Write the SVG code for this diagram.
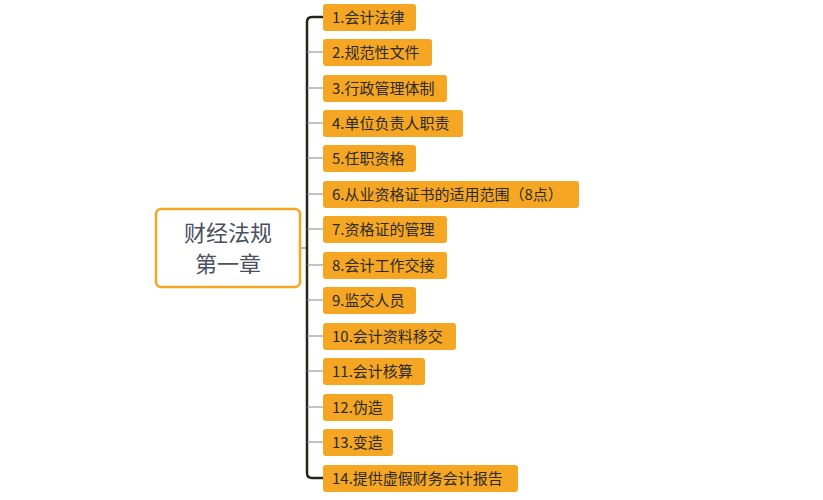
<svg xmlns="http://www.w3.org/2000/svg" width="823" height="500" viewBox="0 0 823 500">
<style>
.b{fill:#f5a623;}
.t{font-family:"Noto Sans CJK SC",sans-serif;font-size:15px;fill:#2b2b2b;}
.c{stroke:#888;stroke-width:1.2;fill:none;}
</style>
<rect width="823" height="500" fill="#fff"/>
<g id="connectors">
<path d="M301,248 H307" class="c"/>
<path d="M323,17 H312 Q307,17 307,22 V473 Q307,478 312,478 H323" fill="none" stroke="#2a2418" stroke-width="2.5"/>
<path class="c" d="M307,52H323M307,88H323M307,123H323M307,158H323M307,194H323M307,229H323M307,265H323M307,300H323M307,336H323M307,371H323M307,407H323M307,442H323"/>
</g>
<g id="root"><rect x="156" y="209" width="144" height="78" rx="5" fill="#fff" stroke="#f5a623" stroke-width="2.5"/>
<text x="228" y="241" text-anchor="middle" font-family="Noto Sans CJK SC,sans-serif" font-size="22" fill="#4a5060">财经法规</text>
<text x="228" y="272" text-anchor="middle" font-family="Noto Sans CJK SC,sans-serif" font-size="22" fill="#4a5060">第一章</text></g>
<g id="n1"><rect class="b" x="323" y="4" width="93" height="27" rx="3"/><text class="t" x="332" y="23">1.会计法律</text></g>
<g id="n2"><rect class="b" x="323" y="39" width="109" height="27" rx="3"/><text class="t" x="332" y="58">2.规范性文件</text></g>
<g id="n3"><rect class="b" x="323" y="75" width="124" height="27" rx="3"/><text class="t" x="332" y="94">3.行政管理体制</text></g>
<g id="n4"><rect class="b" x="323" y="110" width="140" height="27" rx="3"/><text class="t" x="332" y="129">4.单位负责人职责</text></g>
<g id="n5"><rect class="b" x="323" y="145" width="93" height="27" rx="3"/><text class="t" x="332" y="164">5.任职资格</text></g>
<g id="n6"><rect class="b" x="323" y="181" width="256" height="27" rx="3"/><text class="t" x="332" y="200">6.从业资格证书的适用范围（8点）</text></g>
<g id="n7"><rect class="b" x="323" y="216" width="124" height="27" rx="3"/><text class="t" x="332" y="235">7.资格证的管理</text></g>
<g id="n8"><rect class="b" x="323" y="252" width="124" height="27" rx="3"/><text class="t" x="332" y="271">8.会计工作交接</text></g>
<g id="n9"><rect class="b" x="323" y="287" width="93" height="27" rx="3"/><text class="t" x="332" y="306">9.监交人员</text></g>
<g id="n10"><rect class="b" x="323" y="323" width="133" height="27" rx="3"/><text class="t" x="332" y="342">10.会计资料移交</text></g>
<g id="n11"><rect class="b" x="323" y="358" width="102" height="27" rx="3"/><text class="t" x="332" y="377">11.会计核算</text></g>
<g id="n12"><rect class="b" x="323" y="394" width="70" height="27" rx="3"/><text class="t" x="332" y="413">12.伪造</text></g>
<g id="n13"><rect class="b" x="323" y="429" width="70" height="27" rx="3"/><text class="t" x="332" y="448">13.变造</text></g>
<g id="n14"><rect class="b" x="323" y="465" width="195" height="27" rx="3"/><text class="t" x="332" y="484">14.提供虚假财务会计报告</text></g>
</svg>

* What is needed
Output each line exactly; omit every picture.

* Full response
Write the SVG code for this diagram.
<svg xmlns="http://www.w3.org/2000/svg" width="823" height="500" viewBox="0 0 823 500">
<style>
.b{fill:#f5a623;}
.t{font-family:"Noto Sans CJK SC",sans-serif;font-size:15px;fill:#2b2b2b;}
.c{stroke:#888;stroke-width:1.2;fill:none;}
</style>
<rect width="823" height="500" fill="#fff"/>
<g id="connectors">
<path d="M301,248 H307" class="c"/>
<path d="M323,17 H312 Q307,17 307,22 V473 Q307,478 312,478 H323" fill="none" stroke="#2a2418" stroke-width="2.5"/>
<path class="c" d="M307,52H323M307,88H323M307,123H323M307,158H323M307,194H323M307,229H323M307,265H323M307,300H323M307,336H323M307,371H323M307,407H323M307,442H323"/>
</g>
<g id="root"><rect x="156" y="209" width="144" height="78" rx="5" fill="#fff" stroke="#f5a623" stroke-width="2.5"/>
<text x="228" y="241" text-anchor="middle" font-family="Noto Sans CJK SC,sans-serif" font-size="22" fill="#4a5060">财经法规</text>
<text x="228" y="272" text-anchor="middle" font-family="Noto Sans CJK SC,sans-serif" font-size="22" fill="#4a5060">第一章</text></g>
<g id="n1"><rect class="b" x="323" y="4" width="93" height="27" rx="3"/><text class="t" x="332" y="23">1.会计法律</text></g>
<g id="n2"><rect class="b" x="323" y="39" width="109" height="27" rx="3"/><text class="t" x="332" y="58">2.规范性文件</text></g>
<g id="n3"><rect class="b" x="323" y="75" width="124" height="27" rx="3"/><text class="t" x="332" y="94">3.行政管理体制</text></g>
<g id="n4"><rect class="b" x="323" y="110" width="140" height="27" rx="3"/><text class="t" x="332" y="129">4.单位负责人职责</text></g>
<g id="n5"><rect class="b" x="323" y="145" width="93" height="27" rx="3"/><text class="t" x="332" y="164">5.任职资格</text></g>
<g id="n6"><rect class="b" x="323" y="181" width="256" height="27" rx="3"/><text class="t" x="332" y="200">6.从业资格证书的适用范围（8点）</text></g>
<g id="n7"><rect class="b" x="323" y="216" width="124" height="27" rx="3"/><text class="t" x="332" y="235">7.资格证的管理</text></g>
<g id="n8"><rect class="b" x="323" y="252" width="124" height="27" rx="3"/><text class="t" x="332" y="271">8.会计工作交接</text></g>
<g id="n9"><rect class="b" x="323" y="287" width="93" height="27" rx="3"/><text class="t" x="332" y="306">9.监交人员</text></g>
<g id="n10"><rect class="b" x="323" y="323" width="133" height="27" rx="3"/><text class="t" x="332" y="342">10.会计资料移交</text></g>
<g id="n11"><rect class="b" x="323" y="358" width="102" height="27" rx="3"/><text class="t" x="332" y="377">11.会计核算</text></g>
<g id="n12"><rect class="b" x="323" y="394" width="70" height="27" rx="3"/><text class="t" x="332" y="413">12.伪造</text></g>
<g id="n13"><rect class="b" x="323" y="429" width="70" height="27" rx="3"/><text class="t" x="332" y="448">13.变造</text></g>
<g id="n14"><rect class="b" x="323" y="465" width="195" height="27" rx="3"/><text class="t" x="332" y="484">14.提供虚假财务会计报告</text></g>
</svg>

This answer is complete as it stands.